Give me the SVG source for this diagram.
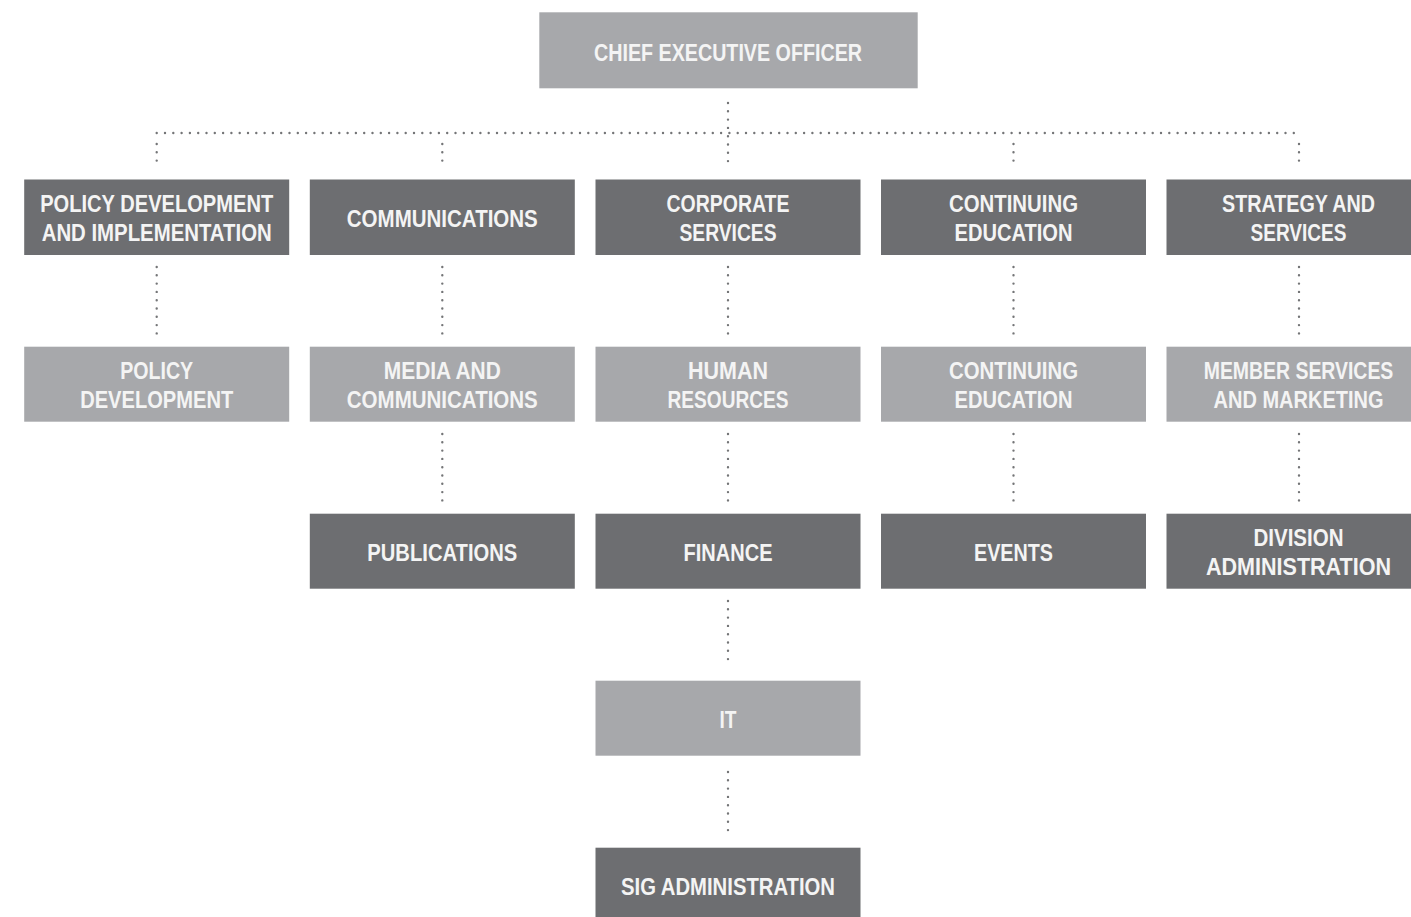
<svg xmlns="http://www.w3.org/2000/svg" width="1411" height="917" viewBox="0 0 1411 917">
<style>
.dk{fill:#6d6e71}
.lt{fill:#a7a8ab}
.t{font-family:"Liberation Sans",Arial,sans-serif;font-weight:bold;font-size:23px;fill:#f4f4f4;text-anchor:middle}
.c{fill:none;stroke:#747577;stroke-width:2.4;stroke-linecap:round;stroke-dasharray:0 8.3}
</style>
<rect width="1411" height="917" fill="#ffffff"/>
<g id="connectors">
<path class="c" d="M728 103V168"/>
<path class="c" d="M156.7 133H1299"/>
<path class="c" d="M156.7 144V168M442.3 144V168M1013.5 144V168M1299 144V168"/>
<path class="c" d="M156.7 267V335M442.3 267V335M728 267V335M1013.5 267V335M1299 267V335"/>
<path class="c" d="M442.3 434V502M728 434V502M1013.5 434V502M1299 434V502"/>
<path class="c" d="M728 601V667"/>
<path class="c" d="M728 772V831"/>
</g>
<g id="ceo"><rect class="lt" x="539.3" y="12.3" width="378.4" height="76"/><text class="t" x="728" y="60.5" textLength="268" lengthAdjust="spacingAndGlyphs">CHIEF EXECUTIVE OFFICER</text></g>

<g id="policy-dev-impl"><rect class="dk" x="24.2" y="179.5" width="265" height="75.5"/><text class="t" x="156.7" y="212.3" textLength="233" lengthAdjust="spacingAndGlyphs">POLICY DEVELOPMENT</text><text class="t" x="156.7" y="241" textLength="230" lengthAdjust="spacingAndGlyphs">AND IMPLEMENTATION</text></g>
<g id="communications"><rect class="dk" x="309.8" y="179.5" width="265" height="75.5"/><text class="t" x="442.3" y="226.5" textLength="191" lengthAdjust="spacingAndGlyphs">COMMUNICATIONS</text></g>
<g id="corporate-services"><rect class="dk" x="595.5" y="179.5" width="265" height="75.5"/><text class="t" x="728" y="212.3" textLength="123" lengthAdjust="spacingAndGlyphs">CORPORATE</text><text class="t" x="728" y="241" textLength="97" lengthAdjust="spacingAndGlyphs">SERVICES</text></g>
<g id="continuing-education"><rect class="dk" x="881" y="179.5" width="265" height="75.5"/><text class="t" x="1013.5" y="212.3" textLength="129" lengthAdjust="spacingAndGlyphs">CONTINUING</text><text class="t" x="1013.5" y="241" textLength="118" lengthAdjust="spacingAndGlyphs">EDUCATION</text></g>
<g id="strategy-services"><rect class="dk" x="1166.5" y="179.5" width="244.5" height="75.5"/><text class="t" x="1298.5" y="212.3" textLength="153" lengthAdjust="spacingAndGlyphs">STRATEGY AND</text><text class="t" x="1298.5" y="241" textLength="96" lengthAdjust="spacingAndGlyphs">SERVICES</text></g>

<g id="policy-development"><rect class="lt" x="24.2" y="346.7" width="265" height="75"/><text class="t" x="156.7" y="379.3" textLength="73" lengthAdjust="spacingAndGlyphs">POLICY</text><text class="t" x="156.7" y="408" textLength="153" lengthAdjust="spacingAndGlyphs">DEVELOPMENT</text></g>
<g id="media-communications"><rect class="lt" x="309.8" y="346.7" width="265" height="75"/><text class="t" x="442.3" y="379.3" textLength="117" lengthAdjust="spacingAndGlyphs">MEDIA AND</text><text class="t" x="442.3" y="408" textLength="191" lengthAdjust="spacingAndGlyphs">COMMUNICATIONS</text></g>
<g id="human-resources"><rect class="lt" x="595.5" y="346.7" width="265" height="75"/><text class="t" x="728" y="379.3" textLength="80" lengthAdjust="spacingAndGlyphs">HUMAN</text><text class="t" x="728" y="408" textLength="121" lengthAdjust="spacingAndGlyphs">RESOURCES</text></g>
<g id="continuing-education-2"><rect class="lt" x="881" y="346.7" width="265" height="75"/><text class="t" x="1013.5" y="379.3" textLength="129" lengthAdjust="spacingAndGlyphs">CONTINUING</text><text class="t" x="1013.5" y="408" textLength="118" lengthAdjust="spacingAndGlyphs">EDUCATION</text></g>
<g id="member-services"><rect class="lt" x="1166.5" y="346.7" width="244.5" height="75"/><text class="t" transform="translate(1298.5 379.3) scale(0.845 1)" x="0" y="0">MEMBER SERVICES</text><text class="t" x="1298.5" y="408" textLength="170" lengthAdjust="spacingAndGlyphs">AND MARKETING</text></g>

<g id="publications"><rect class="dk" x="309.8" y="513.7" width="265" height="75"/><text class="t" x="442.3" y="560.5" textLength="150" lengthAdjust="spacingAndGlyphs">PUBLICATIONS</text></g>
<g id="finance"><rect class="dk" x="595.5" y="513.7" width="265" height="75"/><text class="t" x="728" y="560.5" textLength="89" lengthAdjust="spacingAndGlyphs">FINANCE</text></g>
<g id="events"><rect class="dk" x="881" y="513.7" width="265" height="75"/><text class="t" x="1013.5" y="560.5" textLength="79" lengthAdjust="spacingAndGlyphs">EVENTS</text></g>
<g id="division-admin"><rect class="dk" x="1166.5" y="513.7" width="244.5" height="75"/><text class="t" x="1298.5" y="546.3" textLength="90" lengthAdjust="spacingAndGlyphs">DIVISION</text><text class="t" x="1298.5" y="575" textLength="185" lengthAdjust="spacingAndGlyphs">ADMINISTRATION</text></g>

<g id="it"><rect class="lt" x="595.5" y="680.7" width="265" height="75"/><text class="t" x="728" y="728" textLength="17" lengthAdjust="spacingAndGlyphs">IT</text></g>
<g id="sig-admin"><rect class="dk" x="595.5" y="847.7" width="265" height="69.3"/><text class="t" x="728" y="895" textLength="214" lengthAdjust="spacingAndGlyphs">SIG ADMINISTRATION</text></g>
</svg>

> Requirements: Except for the pictures, give all the material above again verbatim.

> Exercise solution:
Give me the SVG source for this diagram.
<svg xmlns="http://www.w3.org/2000/svg" width="1411" height="917" viewBox="0 0 1411 917">
<style>
.dk{fill:#6d6e71}
.lt{fill:#a7a8ab}
.t{font-family:"Liberation Sans",Arial,sans-serif;font-weight:bold;font-size:23px;fill:#f4f4f4;text-anchor:middle}
.c{fill:none;stroke:#747577;stroke-width:2.4;stroke-linecap:round;stroke-dasharray:0 8.3}
</style>
<rect width="1411" height="917" fill="#ffffff"/>
<g id="connectors">
<path class="c" d="M728 103V168"/>
<path class="c" d="M156.7 133H1299"/>
<path class="c" d="M156.7 144V168M442.3 144V168M1013.5 144V168M1299 144V168"/>
<path class="c" d="M156.7 267V335M442.3 267V335M728 267V335M1013.5 267V335M1299 267V335"/>
<path class="c" d="M442.3 434V502M728 434V502M1013.5 434V502M1299 434V502"/>
<path class="c" d="M728 601V667"/>
<path class="c" d="M728 772V831"/>
</g>
<g id="ceo"><rect class="lt" x="539.3" y="12.3" width="378.4" height="76"/><text class="t" x="728" y="60.5" textLength="268" lengthAdjust="spacingAndGlyphs">CHIEF EXECUTIVE OFFICER</text></g>

<g id="policy-dev-impl"><rect class="dk" x="24.2" y="179.5" width="265" height="75.5"/><text class="t" x="156.7" y="212.3" textLength="233" lengthAdjust="spacingAndGlyphs">POLICY DEVELOPMENT</text><text class="t" x="156.7" y="241" textLength="230" lengthAdjust="spacingAndGlyphs">AND IMPLEMENTATION</text></g>
<g id="communications"><rect class="dk" x="309.8" y="179.5" width="265" height="75.5"/><text class="t" x="442.3" y="226.5" textLength="191" lengthAdjust="spacingAndGlyphs">COMMUNICATIONS</text></g>
<g id="corporate-services"><rect class="dk" x="595.5" y="179.5" width="265" height="75.5"/><text class="t" x="728" y="212.3" textLength="123" lengthAdjust="spacingAndGlyphs">CORPORATE</text><text class="t" x="728" y="241" textLength="97" lengthAdjust="spacingAndGlyphs">SERVICES</text></g>
<g id="continuing-education"><rect class="dk" x="881" y="179.5" width="265" height="75.5"/><text class="t" x="1013.5" y="212.3" textLength="129" lengthAdjust="spacingAndGlyphs">CONTINUING</text><text class="t" x="1013.5" y="241" textLength="118" lengthAdjust="spacingAndGlyphs">EDUCATION</text></g>
<g id="strategy-services"><rect class="dk" x="1166.5" y="179.5" width="244.5" height="75.5"/><text class="t" x="1298.5" y="212.3" textLength="153" lengthAdjust="spacingAndGlyphs">STRATEGY AND</text><text class="t" x="1298.5" y="241" textLength="96" lengthAdjust="spacingAndGlyphs">SERVICES</text></g>

<g id="policy-development"><rect class="lt" x="24.2" y="346.7" width="265" height="75"/><text class="t" x="156.7" y="379.3" textLength="73" lengthAdjust="spacingAndGlyphs">POLICY</text><text class="t" x="156.7" y="408" textLength="153" lengthAdjust="spacingAndGlyphs">DEVELOPMENT</text></g>
<g id="media-communications"><rect class="lt" x="309.8" y="346.7" width="265" height="75"/><text class="t" x="442.3" y="379.3" textLength="117" lengthAdjust="spacingAndGlyphs">MEDIA AND</text><text class="t" x="442.3" y="408" textLength="191" lengthAdjust="spacingAndGlyphs">COMMUNICATIONS</text></g>
<g id="human-resources"><rect class="lt" x="595.5" y="346.7" width="265" height="75"/><text class="t" x="728" y="379.3" textLength="80" lengthAdjust="spacingAndGlyphs">HUMAN</text><text class="t" x="728" y="408" textLength="121" lengthAdjust="spacingAndGlyphs">RESOURCES</text></g>
<g id="continuing-education-2"><rect class="lt" x="881" y="346.7" width="265" height="75"/><text class="t" x="1013.5" y="379.3" textLength="129" lengthAdjust="spacingAndGlyphs">CONTINUING</text><text class="t" x="1013.5" y="408" textLength="118" lengthAdjust="spacingAndGlyphs">EDUCATION</text></g>
<g id="member-services"><rect class="lt" x="1166.5" y="346.7" width="244.5" height="75"/><text class="t" transform="translate(1298.5 379.3) scale(0.845 1)" x="0" y="0">MEMBER SERVICES</text><text class="t" x="1298.5" y="408" textLength="170" lengthAdjust="spacingAndGlyphs">AND MARKETING</text></g>

<g id="publications"><rect class="dk" x="309.8" y="513.7" width="265" height="75"/><text class="t" x="442.3" y="560.5" textLength="150" lengthAdjust="spacingAndGlyphs">PUBLICATIONS</text></g>
<g id="finance"><rect class="dk" x="595.5" y="513.7" width="265" height="75"/><text class="t" x="728" y="560.5" textLength="89" lengthAdjust="spacingAndGlyphs">FINANCE</text></g>
<g id="events"><rect class="dk" x="881" y="513.7" width="265" height="75"/><text class="t" x="1013.5" y="560.5" textLength="79" lengthAdjust="spacingAndGlyphs">EVENTS</text></g>
<g id="division-admin"><rect class="dk" x="1166.5" y="513.7" width="244.5" height="75"/><text class="t" x="1298.5" y="546.3" textLength="90" lengthAdjust="spacingAndGlyphs">DIVISION</text><text class="t" x="1298.5" y="575" textLength="185" lengthAdjust="spacingAndGlyphs">ADMINISTRATION</text></g>

<g id="it"><rect class="lt" x="595.5" y="680.7" width="265" height="75"/><text class="t" x="728" y="728" textLength="17" lengthAdjust="spacingAndGlyphs">IT</text></g>
<g id="sig-admin"><rect class="dk" x="595.5" y="847.7" width="265" height="69.3"/><text class="t" x="728" y="895" textLength="214" lengthAdjust="spacingAndGlyphs">SIG ADMINISTRATION</text></g>
</svg>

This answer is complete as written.